RTL : Pour vous, il n’y aura pas de déclic ?
F. Hollande : Je n’ai pas eu le sentiment, ce matin, en allant dans les magasins, que les Français ayant écouté M. Juppé se ruaient sur les étals et se ruaient dans les grands magasins pour aller consommer. J’ai eu plutôt le sentiment qu’ils attendaient pour voir.
RTL : Le projet de création des fonds de pension ?
F. Hollande : C’est aussi un élément du dispositif qui va aggraver les inégalités, puisqu’en définitive, ceux qui, dans les entreprises, ont les plus hauts salaires, ils vont pouvoir souscrire bien entendu à ces fonds de pension, ceux qui ont les plus petits ou un travail précaire ne le pourront pas. Et qu’en plus, ces gros salaires, ces revenus importants auront des avantages fiscaux puisque la part de leurs revenus qui ira sur ces fonds de pension sera déductible de l’impôt sur le revenu, et là il y aura encore une source d’inégalité. C’est-à-dire que ceux qui ont les plus gros revenus auront les meilleures retraites.
RTL : Un dernier point : on vient d’entendre P. Seguin. L’idée d’instiller une dose de proportionnelle, de modifier le mode de scrutin, éventuellement pour les élections législatives, qu’est-ce que vous en penseriez ?

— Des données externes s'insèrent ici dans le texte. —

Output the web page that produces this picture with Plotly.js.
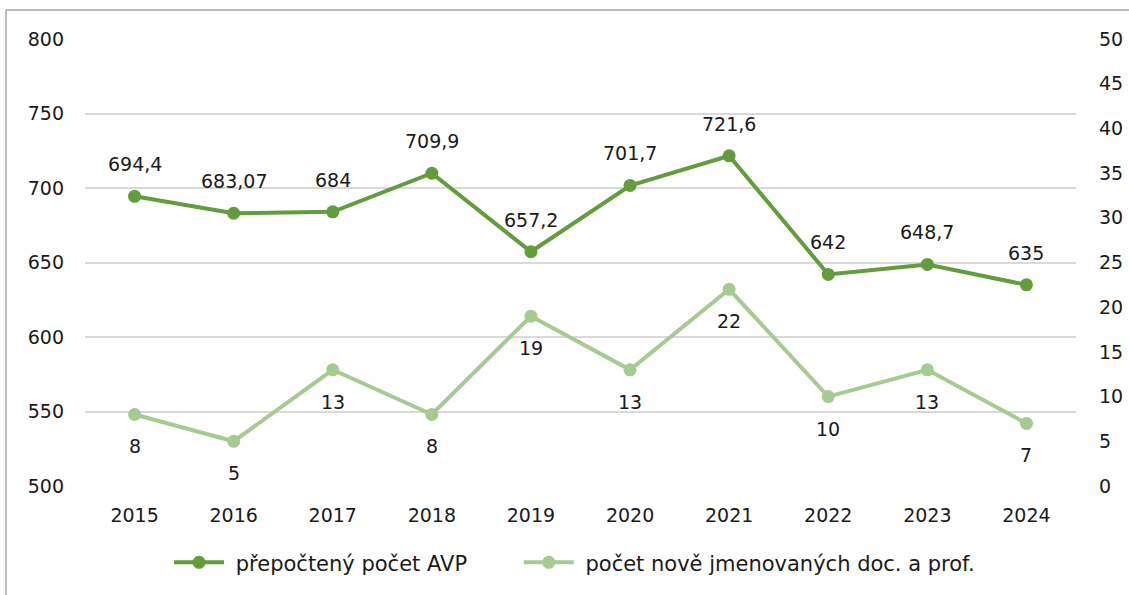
<!DOCTYPE html>
<html>
<head>
<meta charset="utf-8">
<script src="https://cdn.plot.ly/plotly-3.0.1.min.js"></script>
<style>html,body{margin:0;padding:0;background:#fff;}#chart{width:1129px;height:595px;}</style>
</head>
<body>
<div id="chart"></div>
<script>
const years = ['2015','2016','2017','2018','2019','2020','2021','2022','2023','2024'];
const avp = [694.4, 683.07, 684, 709.9, 657.2, 701.7, 721.6, 642, 648.7, 635];
const avpLabels = ['694,4','683,07','684','709,9','657,2','701,7','721,6','642','648,7','635'];
const novi = [8, 5, 13, 8, 19, 13, 22, 10, 13, 7];
const noviLabels = ['8','5','13','8','19','13','22','10','13','7'];
const seriesNames = ['přepočtený počet AVP', 'počet nově jmenovaných doc. a prof.'];
const leftTicks = [500, 550, 600, 650, 700, 750, 800];
const rightTicks = [0, 5, 10, 15, 20, 25, 30, 35, 40, 45, 50];

const dark = '#629c3c';
const light = '#a7c992';
const fontFam = '"DejaVu Sans", sans-serif';
const txt = '#1a1a1a';
const NB = '\u00a0';

const traces = [
  {x: years, y: avp, name: NB + seriesNames[0] + NB.repeat(7), type: 'scatter', mode: 'lines+markers',
   line: {color: dark, width: 4}, marker: {color: dark, size: 13}, yaxis: 'y'},
  {x: years, y: novi, name: NB + seriesNames[1], type: 'scatter', mode: 'lines+markers',
   line: {color: light, width: 4}, marker: {color: light, size: 13}, yaxis: 'y2'}
];

const annotations = [];
years.forEach((yr, i) => {
  annotations.push({x: i, y: avp[i], xref: 'x', yref: 'y', text: avpLabels[i], showarrow: false,
    yshift: 32, font: {size: 19, color: txt, family: fontFam}});
  annotations.push({x: i, y: novi[i], xref: 'x', yref: 'y2', text: noviLabels[i], showarrow: false,
    yshift: -32, font: {size: 19, color: txt, family: fontFam}});
});

const layout = {
  width: 1129, height: 595,
  margin: {l: 85, r: 53, t: 39, b: 107},
  paper_bgcolor: '#fff', plot_bgcolor: '#fff',
  font: {family: fontFam, size: 19, color: txt},
  showlegend: true,
  legend: {orientation: 'h', x: 0.494, xanchor: 'center', y: -0.1715, yanchor: 'middle',
    font: {size: 21, family: fontFam}, itemwidth: 50},
  xaxis: {type: 'category', range: [-0.5, years.length - 0.5], showgrid: false, zeroline: false, showline: false,
    ticks: '', tickfont: {size: 19}, ticklabelstandoff: 16},
  yaxis: {range: [500, 800], tickvals: leftTicks, showgrid: true, gridcolor: '#d9d9d9', gridwidth: 2,
    zeroline: false, showline: false, ticks: '', tickfont: {size: 19}, ticklabelstandoff: 20},
  yaxis2: {range: [0, 50], tickvals: rightTicks, overlaying: 'y', side: 'right', showgrid: false,
    zeroline: false, showline: false, ticks: '', tickfont: {size: 19}, ticklabelstandoff: 22},
  annotations: annotations,
  shapes: [
    {type: 'line', xref: 'paper', yref: 'paper', x0: -0.0797, x1: -0.0797, y0: -0.3, y1: 1.0646,
     line: {color: '#a6a6a6', width: 1.5}},
    {type: 'line', xref: 'paper', yref: 'paper', x0: -0.0797, x1: 1.06, y0: 1.0646, y1: 1.0646,
     line: {color: '#a6a6a6', width: 1.5}}
  ]
};

Plotly.newPlot('chart', traces, layout, {displayModeBar: false, staticPlot: true});
</script>
</body>
</html>
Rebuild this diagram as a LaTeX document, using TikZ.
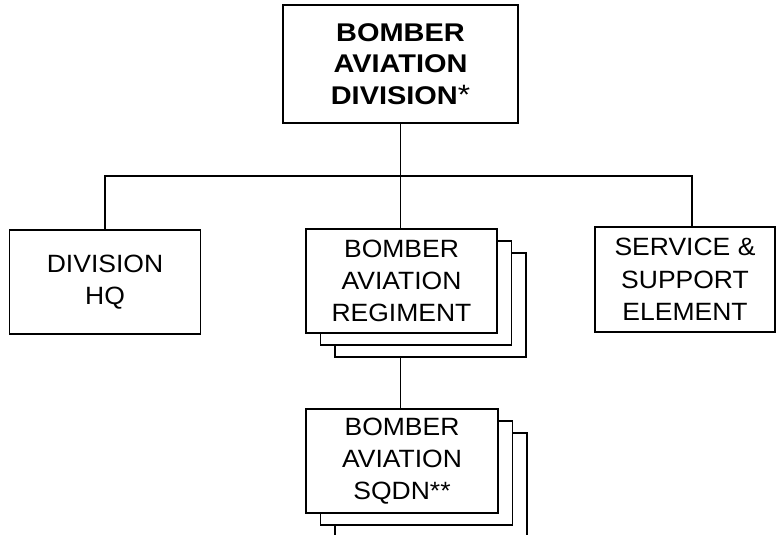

F. Hollande : Ça me rappelle les souvenirs. Lorsqu’une majorité ou un Gouvernement a quelques difficultés avec l’opinion publique ou ne croit plus tout à fait à ses chances pour le prochain scrutin, il imagine, ce Gouvernement, ou elle imagine, cette majorité, qu’il faut changer la règle du jeu. Ça nous était aussi arrivé à la gauche, et on avait ou pensait à la réforme du mode de scrutin et on l’avait d’ailleurs modifié. Je ne crois pas que ce soit une bonne méthode. Il y a une règle du jeu. Pour l’instant, il faut s’y tenir. Mais si évidemment on devait la changer, j’espère que ça ne resterait pas dans les déjeuners des chefs de la majorité parlementaire et présidentielle, j’espère quand même que l’opposition serait à un moment consultée. Ce n’est pas le cas.